Why does this matter? Well, from a very young age, boys are taught to cling resolutely to this notion of normal masculinity, for fear of being marked out as weak or effeminate. However, while ‘new butch’ still bears a striking ironic resemblance to a Tom of Finland drawing, it’s easy to see that it is, frankly, poles apart from the one we are seeing in the media at the moment; the one whose forefathers are Placebo’s Brian Molko, Suede’s Brett Anderson, David Bowie, Prince and the New York Dolls. Now, this incarnation, this masculinity version 3.0 is one that strives to move past the contrived and into an era where we stop seeing gender and just see people.

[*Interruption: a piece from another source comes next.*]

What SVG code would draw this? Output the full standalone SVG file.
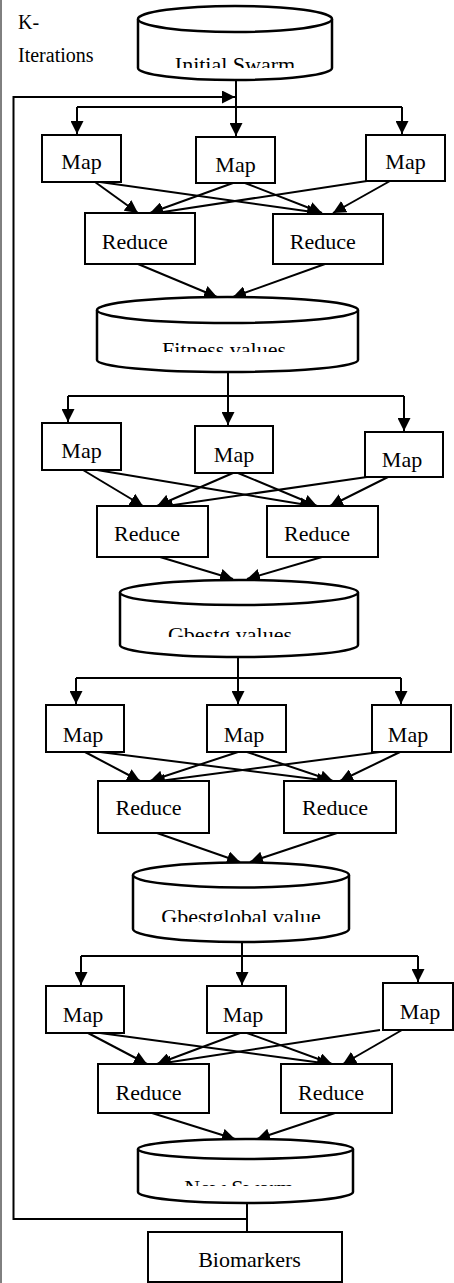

However, as lovely as all that sounds, it’s not even going to matter much beyond the trendier inner-city enclaves, nor will it carry much truck on provincial streets on a Saturday night. Why? Because most men’s fashion will remain safely within the realms of the same comfortable and familiar themes that most men love – utility, military, sporty, traditional workwear and the sartorial expression of tailoring. The thing is, no-one needs to worry about the straight, white, middle-class, western male; he’s doing just fine! There’s plenty of room for the balance to be redressed still more, without that burgeoning demographic being threatened at all.
No, something else drastically needs to change at the same time as the amount of floral prints it’s ok for a guy to wear in one outfit, or just how much décolletage a wide-necked top can show if you’re gifted with the Y chromosome – it’s about tolerance and it’s a mindset. Not all men will want to dress this way and no-one is saying they have to, it’s just time to stop belittling and threatening those who do. Because they are not threat to anyone else’s masculinity.
I really want to believe that the big genderless story isn’t just another fad but is another milestone, another flag in the ground that we’ll look back on as a step towards a time where young people don’t grow up shamed for wanting an identity that society isn’t comfortable with. It’s possible to conceive a time when we stop seeing men’s and women’s clothes and just see style.